Bridging the Gap: Koo’s Efforts to Attract Users
In a bid to overcome the challenges they faced, Koo implemented several marketing initiatives:
* Focus on Local Languages: They emphasized supporting a wider range of Indian languages compared to Twitter, aiming to make the platform more inclusive and cater to a broader regional audience.
* Government Partnerships: Koo capitalized on its government connections by collaborating with various ministries and departments to promote the platform and encourage their social media presence on Koo.
* Emotive Advertising: They introduced a unique feature where clicking the like button would temporarily convert it to a brand icon, aiming to create a deeper emotional connection between users and advertisers.
* Influencer Outreach: While details are scarce, it’s likely Koo partnered with some Indian influencers to promote the platform and generate buzz.
Despite these efforts, Koo’s marketing initiatives were ultimately unsuccessful in overcoming the deeply entrenched competition and attracting a sustainable user base.
Koo’s Downfall: From Promise to Closure
Koo’s descent from early promise to eventual shutdown was a result of several factors:
* Failing to Crack User Habits: Twitter’s dominance was a major hurdle. Koo’s interface and features, while familiar, couldn’t overcome the inertia of users accustomed to Twitter’s established ecosystem and communities.
* Content Conundrum: Initial novelty attracted users, but Koo failed to cultivate a robust content strategy. To keep users engaged, established platforms offered a wider variety of content creators and a more diverse range of content.
* Monetization Malaise: Koo’s limited user base translated to struggles in attracting advertisers and generating revenue.

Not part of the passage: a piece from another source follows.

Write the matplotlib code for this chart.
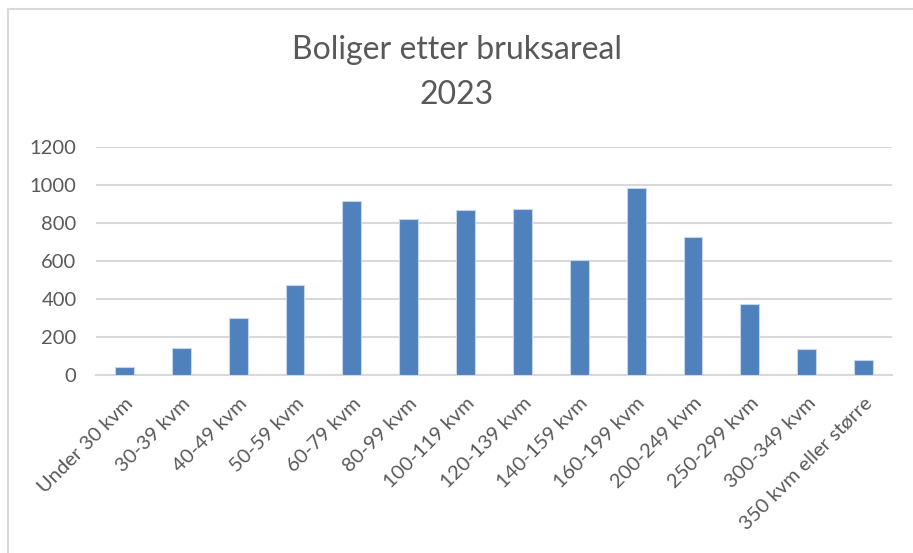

This financial constraint restricted their ability to invest in growth initiatives and compete effectively.
* Funding Winter Freeze: Despite initial investments, Koo couldn’t secure the funding necessary to sustain its operations in a climate of economic uncertainty. This lack of capital proved insurmountable.
These challenges proved insurmountable, leading to Koo’s closure in June 2024. The company’s story offers valuable insights into the complexities of competing in the social media landscape.
The Curtain Falls: Announcing Koo’s Closure
In a LinkedIn post announcing Koo’s closure, the founders attributed the shutdown to two primary reasons: unsuccessful partnership discussions and a challenging funding environment. They mentioned exploring partnerships with various internet companies, media houses, and conglomerates but detailed that these talks failed to yield the desired outcome. The founders also acknowledged the difficulty of securing funding in a climate they described as a “harsh funding winter.” This lack of financial resources ultimately made it impossible for Koo to maintain its operations.
Koo’s Legacy: Lessons for the Future of Desi Social Media
Koo’s rise and fall offer a cautionary tale for aspiring social media platforms. Despite initial government support, prominent investors, and a focus on the Indian market, Koo failed to overcome the challenges of established competition, content creation, and user engagement. Their story highlights the importance of fostering a strong user community, creating a diverse content ecosystem, and exploring alternative revenue streams. While Koo may be gone, the lessons learned from its journey can serve as a valuable guide for future social media endeavors.